As anyone interested in trends would know, there’s been a surge in a specific type of city-center crime recently, one which involves a scrote whizzing past his victim, snatching their phone from their hand en passant. This has made London, amongst others, a place where one should not walk the streets while catching up with an old friend on the phone, or even just calling home to make sure that the kids have not set fire to the house while one has been busy at the gym.
I’ve never understood this connectivity obsession anyway, especially as one shouldn’t talk on the phone in the street (for any reason) because believe it or not, passers-by are not really interested in your choice of wine for tonight’s dinner party.
But back to the phone robbers. Britishland is applying the boot with a heavy hand in response to this epidemic:
E-scooters and e-bikes driven by brazen phone snatchers are to be destroyed by police within hours of being seized amid a crackdown on London’s mobile theft epidemic.
Previously officers had to warn offenders before taking away and crushing a bike, scooter or any other vehicle driven in an anti-social manner or if it was used to facilitate a theft.
But now, new powers will mean police won’t have to wait two weeks before throwing them away and will be able to do so in a two-day time frame.

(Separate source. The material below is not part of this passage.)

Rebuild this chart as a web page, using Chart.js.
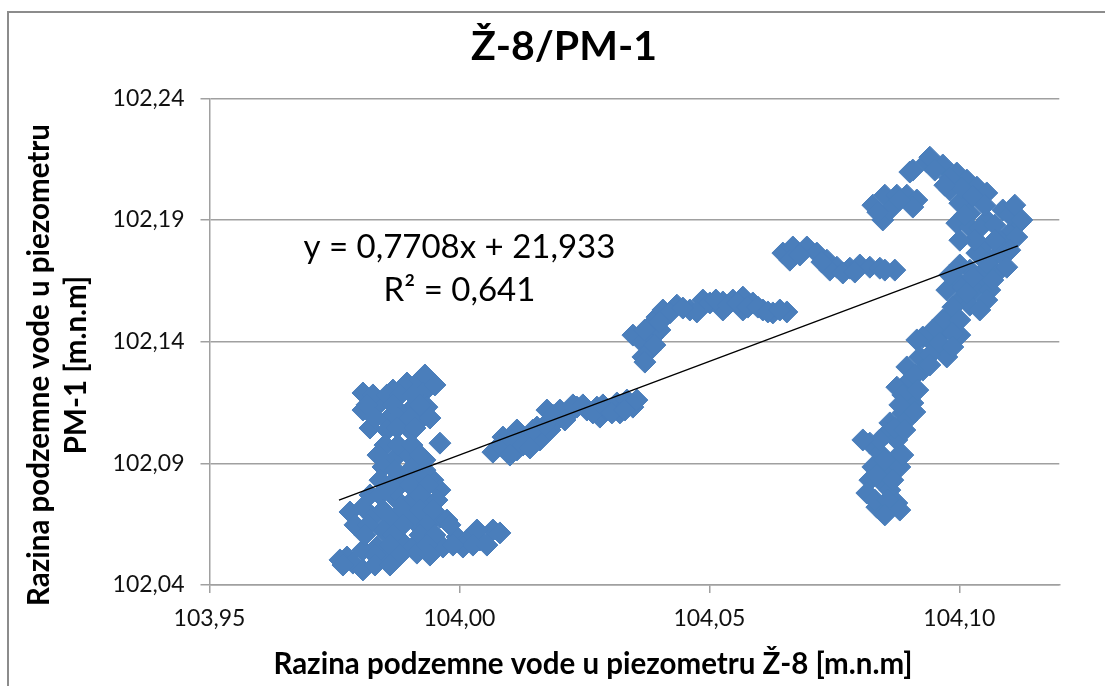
<!DOCTYPE html>
<html>
<head>
<meta charset="utf-8">
<title>Ž-8/PM-1</title>
<script src="https://cdn.jsdelivr.net/npm/chart.js@4.4.1/dist/chart.umd.min.js"></script>
<style>
  html, body { margin: 0; padding: 0; background: #fff; overflow: hidden; }
  /* the chart is wider than the window; its right edge is cut off like in the original */
  #wrap { position: relative; width: 1128px; height: 686px; }
  #frame {
    position: absolute; left: 7px; top: 11px; width: 1114px; height: 800px;
    border: 2px solid #8c8c8c; box-sizing: border-box; pointer-events: none;
  }
</style>
</head>
<body>
<div id="wrap">
  <canvas id="chart"></canvas>
  <div id="frame"></div>
</div>
<script>
// Razina podzemne vode u piezometru Ž-8 (x) i PM-1 (y), m.n.m
const razinaZ8 = [
  // lijeva nakupina
  103.9807, 103.9807, 103.9841, 103.9867, 103.9895, 103.9921, 103.9931, 103.9927,
  103.9907, 103.9881, 103.9855, 103.9821, 103.9855, 103.9895, 103.9921, 103.9935,
  103.9961, 103.9867, 103.9895, 103.9847, 103.9907, 103.9841, 103.9881, 103.9921,
  103.9947, 103.9961, 103.9781, 103.9807, 103.9827, 103.9875, 103.9901, 103.9935,
  103.9955, 103.9961, 103.9907, 103.9867, 103.9847, 103.9881, 103.9907, 103.9835,
  103.9807, 103.9775, 103.9761, 103.9787, 103.9807, 103.9855, 103.9915, 103.9975,
  103.9995, 104.0015, 104.0041, 104.0067, 104.0081, 104.0035, 104.0007, 103.9967,
  103.9871, 103.9931, 103.9821, 103.9931, 103.9951,
  103.9827, 103.9855, 103.9881, 103.9907, 103.9815, 103.9867, 103.9921, 103.9831,
  103.9877, 103.9901, 103.9941, 103.9875, 103.9911, 103.9851, 103.9877, 103.9905,
  103.9837, 103.9921, 103.9871, 103.9931, 103.9861, 103.9901, 103.9937, 103.9841,
  103.9921, 103.9847, 103.9887, 103.9921, 103.9947, 103.9791, 103.9817, 103.9887,
  103.9935, 103.9981, 103.9811, 103.9867, 103.9921, 103.9951, 103.9861, 103.9935,
  104.0027, 104.0055, 103.9831, 103.9881, 103.9941, 103.9987, 103.9767, 103.9831,
  103.9861,
  // donji srednji niz
  104.0067, 104.0095, 104.0115, 104.0087, 104.0115, 104.0135, 104.0161, 104.0175,
  104.0181, 104.0195, 104.0221, 104.0235, 104.0255, 104.0281, 104.0295, 104.0315,
  104.0335, 104.0347, 104.0321, 104.0275, 104.0201, 104.0155,
  104.0081, 104.0105, 104.0127, 104.0147, 104.0171, 104.0187, 104.0211, 104.0227,
  104.0247, 104.0267, 104.0287, 104.0305, 104.0331, 104.0355, 104.0101, 104.0141,
  // gornji srednji niz
  104.0347, 104.0367, 104.0367, 104.0381, 104.0387, 104.0387, 104.0395, 104.0407,
  104.0435, 104.0461, 104.0487, 104.0501, 104.0527, 104.0547, 104.0567, 104.0587,
  104.0607, 104.0627, 104.0655, 104.0421, 104.0475, 104.0527, 104.0567, 104.0401,
  104.0371, 104.0401, 104.0447, 104.0513, 104.0537, 104.0557, 104.0577, 104.0597,
  104.0617, 104.0641, 104.0371, 104.0391,
  // gore desno
  104.0647, 104.0667, 104.0695, 104.0715, 104.0735, 104.0755, 104.0781, 104.0801,
  104.0821, 104.0841, 104.0871, 104.0661, 104.0741, 104.0767,
  104.0681, 104.0725, 104.0791, 104.0851,
  104.0827, 104.0851, 104.0875, 104.0895, 104.0915, 104.0847, 104.0861, 104.0907,
  104.0881, 104.0837,
  104.0901, 104.0935, 104.0967, 104.0995, 104.1015, 104.1035, 104.1055, 104.0981,
  104.1001, 104.1021, 104.0995, 104.1021, 104.1055, 104.1087, 104.1115, 104.1101,
  104.1081, 104.1047, 104.1035, 104.1061, 104.1021, 104.0995, 104.0975, 104.1007,
  104.1047, 104.1075, 104.1087, 104.1121, 104.0941, 104.0907, 104.1115, 104.1081,
  104.0951, 104.0981, 104.1005, 104.1027, 104.0971, 104.1051, 104.1011, 104.1041,
  104.1071, 104.1101, 104.1071, 104.1031, 104.1001, 104.1051, 104.1101, 104.1111,
  104.1125, 104.1001, 104.0981, 104.1031, 104.1061, 104.1001, 104.1021, 104.0981,
  104.0971, 104.0941, 104.0951, 104.1001,
  // desni okomiti niz
  104.1055, 104.1095, 104.1067, 104.1027, 104.1015, 104.1055, 104.1041, 104.0987,
  104.0967, 104.1001, 104.0947, 104.0927, 104.0915, 104.0961, 104.0987, 104.0975,
  104.0921, 104.0927, 104.0895, 104.0901, 104.0875, 104.0895, 104.0907, 104.0887,
  104.0861, 104.0895, 104.0855, 104.0875, 104.0821, 104.0841, 104.0875, 104.0827,
  104.0861, 104.0881, 104.0821, 104.0847, 104.0815, 104.0861, 104.0835, 104.0875,
  104.0941, 104.0987, 104.0911, 104.0941, 104.0887, 104.0917, 104.0881, 104.0911,
  104.0871, 104.0841, 104.0891, 104.0807, 104.0851, 104.0887, 104.0835, 104.0867,
  104.0831, 104.0857, 104.0881, 104.0851
];
const razinaPM1 = [
  102.1189, 102.1119, 102.1148, 102.1201, 102.1230, 102.1242, 102.1263, 102.1189,
  102.1131, 102.1107, 102.1078, 102.1045, 102.1037, 102.1049, 102.1078, 102.1131,
  102.0983, 102.0914, 102.0942, 102.0885, 102.0885, 102.0831, 102.0844, 102.0844,
  102.0831, 102.0790, 102.0700, 102.0720, 102.0679, 102.0749, 102.0737, 102.0720,
  102.0749, 102.0679, 102.0667, 102.0667, 102.0626, 102.0585, 102.0556, 102.0556,
  102.0544, 102.0515, 102.0503, 102.0490, 102.0462, 102.0515, 102.0531, 102.0667,
  102.0597, 102.0585, 102.0585, 102.0626, 102.0614, 102.0626, 102.0556, 102.0556,
  102.0790, 102.0914, 102.0770, 102.0626, 102.1222,
  102.1181, 102.1181, 102.1181, 102.1181, 102.1140, 102.1140, 102.1140, 102.1086,
  102.1086, 102.1086, 102.1086, 102.1045, 102.1045, 102.0975, 102.0975, 102.0975,
  102.0934, 102.0934, 102.0872, 102.0872, 102.0811, 102.0811, 102.0811, 102.0770,
  102.0770, 102.0708, 102.0708, 102.0708, 102.0708, 102.0647, 102.0647, 102.0647,
  102.0647, 102.0647, 102.0605, 102.0605, 102.0605, 102.0605, 102.0564, 102.0564,
  102.0564, 102.0564, 102.0523, 102.0523, 102.0523, 102.0564, 102.0482, 102.0482,
  102.0482,
  102.0946, 102.0955, 102.0955, 102.1008, 102.1037, 102.1008, 102.0996, 102.1119,
  102.1037, 102.1078, 102.1107, 102.1131, 102.1119, 102.1090, 102.1119, 102.1148,
  102.1160, 102.1131, 102.1107, 102.1131, 102.1119, 102.1049,
  102.0975, 102.0996, 102.0975, 102.1037, 102.1057, 102.1098, 102.1078, 102.1140,
  102.1140, 102.1107, 102.1140, 102.1107, 102.1119, 102.1160, 102.0934, 102.0963,
  102.1427, 102.1394, 102.1337, 102.1365, 102.1419, 102.1476, 102.1501, 102.1530,
  102.1550, 102.1530, 102.1571, 102.1559, 102.1563, 102.1571, 102.1583, 102.1559,
  102.1530, 102.1518, 102.1522, 102.1518, 102.1522, 102.1530, 102.1530, 102.1448,
  102.1448, 102.1481, 102.1538, 102.1571, 102.1550, 102.1559, 102.1542, 102.1542,
  102.1522, 102.1530, 102.1316, 102.1386,
  102.1764, 102.1789, 102.1789, 102.1764, 102.1735, 102.1706, 102.1702, 102.1715,
  102.1706, 102.1702, 102.1694, 102.1735, 102.1694, 102.1682,
  102.1756, 102.1727, 102.1686, 102.1694,
  102.1961, 102.2002, 102.2002, 102.2002, 102.1982, 102.1900, 102.1941, 102.1953,
  102.1982, 102.1932,
  102.2097, 102.2138, 102.2126, 102.2093, 102.2064, 102.2035, 102.2011, 102.2023,
  102.1969, 102.1928, 102.1887, 102.1871, 102.1900, 102.1941, 102.1900, 102.1846,
  102.1817, 102.1789, 102.1764, 102.1735, 102.1694, 102.1653, 102.1612, 102.1624,
  102.1641, 102.1682, 102.1776, 102.1891, 102.2158, 102.2105, 102.1830, 102.1764,
  102.2105, 102.2072, 102.2031, 102.1998, 102.2043, 102.1961, 102.1920, 102.1867,
  102.1879, 102.1920, 102.1817, 102.1817, 102.1817, 102.1694, 102.1776, 102.1961,
  102.1900, 102.1715, 102.1674, 102.1612, 102.1612, 102.1571, 102.1550, 102.1509,
  102.1448, 102.1407, 102.1365, 102.1427,
  102.1723, 102.1706, 102.1653, 102.1665, 102.1600, 102.1571, 102.1530, 102.1542,
  102.1489, 102.1489, 102.1448, 102.1419, 102.1407, 102.1394, 102.1435, 102.1337,
  102.1337, 102.1283, 102.1296, 102.1242, 102.1213, 102.1172, 102.1148, 102.1107,
  102.1066, 102.1078, 102.1024, 102.0996, 102.0983, 102.0942, 102.0926, 102.0885,
  102.0872, 102.0885, 102.0831, 102.0819, 102.0778, 102.0790, 102.0720, 102.0737,
  102.1345, 102.1378, 102.1263, 102.1304, 102.1181, 102.1201, 102.1140, 102.1111,
  102.1045, 102.0996, 102.1037, 102.0996, 102.0914, 102.0934, 102.0852, 102.0831,
  102.0749, 102.0749, 102.0708, 102.0688
];

// linearni trend: y = 0,7708x + 21,933 (krajnje tocke ocitane sa slike)
const trendX = [103.9759, 104.1117];
const trendY = [102.0749, 102.1794];
const trendText = ["y = 0,7708x + 21,933", "R² = 0,641"];
const trendTextX = 104.00;
const trendTextY = [102.1789, 102.1612];

const xTickValues = [103.95, 104.00, 104.05, 104.10];
const yTickValues = [102.04, 102.09, 102.14, 102.19, 102.24];

const xTitle = "Razina podzemne vode u piezometru Ž-8 [m.n.m]";
const yTitle = ["Razina podzemne vode u piezometru", "PM-1 [m.n.m]"];

const FONT = "Lato, 'Open Sans', sans-serif";
const GRID = "#a0a0a0";
const BLUE = "#4a7ebb";
const SIDE = 68.7; // equal side padding keeps the title centred on the frame

function fmt(v) {
  return Number(v).toFixed(2).replace(".", ",");
}

const points = razinaZ8.map((x, i) => ({ x: x, y: razinaPM1[i] }));
const trend = trendX.map((x, i) => ({ x: x, y: trendY[i] }));

// equation label, anchored in data units
const trendLabel = {
  id: "trendLabel",
  afterDatasetsDraw(chart) {
    const { ctx, scales } = chart;
    ctx.save();
    ctx.font = "33px " + FONT;
    ctx.fillStyle = "#000";
    ctx.textAlign = "center";
    ctx.textBaseline = "middle";
    trendText.forEach((t, i) => {
      ctx.fillText(t, scales.x.getPixelForValue(trendTextX), scales.y.getPixelForValue(trendTextY[i]));
    });
    ctx.restore();
  }
};

// axis titles sit off-centre in the original, so they are drawn here
const axisTitles = {
  id: "axisTitles",
  afterDraw(chart) {
    const ctx = chart.ctx;
    ctx.save();
    ctx.font = "bold 29.5px " + FONT;
    ctx.fillStyle = "#000";
    ctx.textAlign = "center";
    ctx.textBaseline = "middle";
    ctx.fillText(xTitle, 593, 664);
    ctx.translate(0, 365);
    ctx.rotate(-Math.PI / 2);
    ctx.fillText(yTitle[0], 0, 39.5);
    ctx.fillText(yTitle[1], 0, 76);
    ctx.restore();
  }
};

new Chart(document.getElementById("chart"), {
  type: "scatter",
  data: {
    datasets: [
      {
        label: "trend",
        data: trend,
        showLine: true,
        borderColor: "#000",
        borderWidth: 1.3,
        pointRadius: 0,
        order: 0,
      },
      {
        label: "PM-1",
        data: points,
        pointStyle: "rectRot",
        pointRadius: 11,
        backgroundColor: BLUE,
        borderColor: BLUE,
        borderWidth: 1,
        order: 1,
      },
    ],
  },
  options: {
    responsive: true,
    maintainAspectRatio: false,
    animation: false,
    layout: { padding: { left: SIDE, right: SIDE, top: 0, bottom: 0 } },
    scales: {
      x: {
        type: "linear",
        min: 103.95,
        max: 104.12,
        afterBuildTicks: s => { s.ticks = xTickValues.map(v => ({ value: v })); },
        afterFit: s => { s.height = 101; },
        ticks: {
          callback: v => fmt(v),
          font: { family: FONT, size: 23 },
          color: "#111",
          padding: 12,
          maxRotation: 0,
          autoSkip: false,
        },
        grid: { drawOnChartArea: false, tickLength: 8, color: GRID, lineWidth: 1.5 },
        border: { color: GRID, width: 1.5 },
      },
      y: {
        type: "linear",
        min: 102.04,
        max: 102.24,
        afterBuildTicks: s => { s.ticks = yTickValues.map(v => ({ value: v })); },
        afterFit: s => { s.width = 209.5 - SIDE; },
        ticks: {
          callback: v => fmt(v),
          font: { family: FONT, size: 23 },
          color: "#111",
          padding: 16,
          autoSkip: false,
        },
        grid: { tickLength: 9, color: GRID, lineWidth: 1.5 },
        border: { color: GRID, width: 1.5 },
      },
    },
    plugins: {
      legend: { display: false },
      tooltip: { enabled: false },
      title: {
        display: true,
        text: "Ž-8/PM-1",
        font: { family: FONT, size: 41, weight: "bold" },
        color: "#000",
        padding: { top: 22, bottom: 27.1 },
      },
    },
  },
  plugins: [trendLabel, axisTitles],
});
</script>
</body>
</html>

Now far be it for me to rail against the crushing of these electric pestilences, which have been involved in so many pedestrian collisions because their riders are reckless assholes, not to mention the above assholes of the larcenous kind.
But it seems to me that the wrong part of this equation is being punished. I’m no expert on the topic, but I have to feel that crushing a thief’s e-bike is rather pointless, in that said thieves having been thus dispossessed will simply steal a fresh bike with which to continue their little reindeer games.
Surely, for all sorts of reasons, it should be the thieves getting fed into the crusher’s jaws rather than their conveyances? Much more likely to slow this modern kind of theft, I think.
But no doubt someone’s going to have a problem with this, as would my followup suggestion that said crushing of scrotes be made a PPV TV event.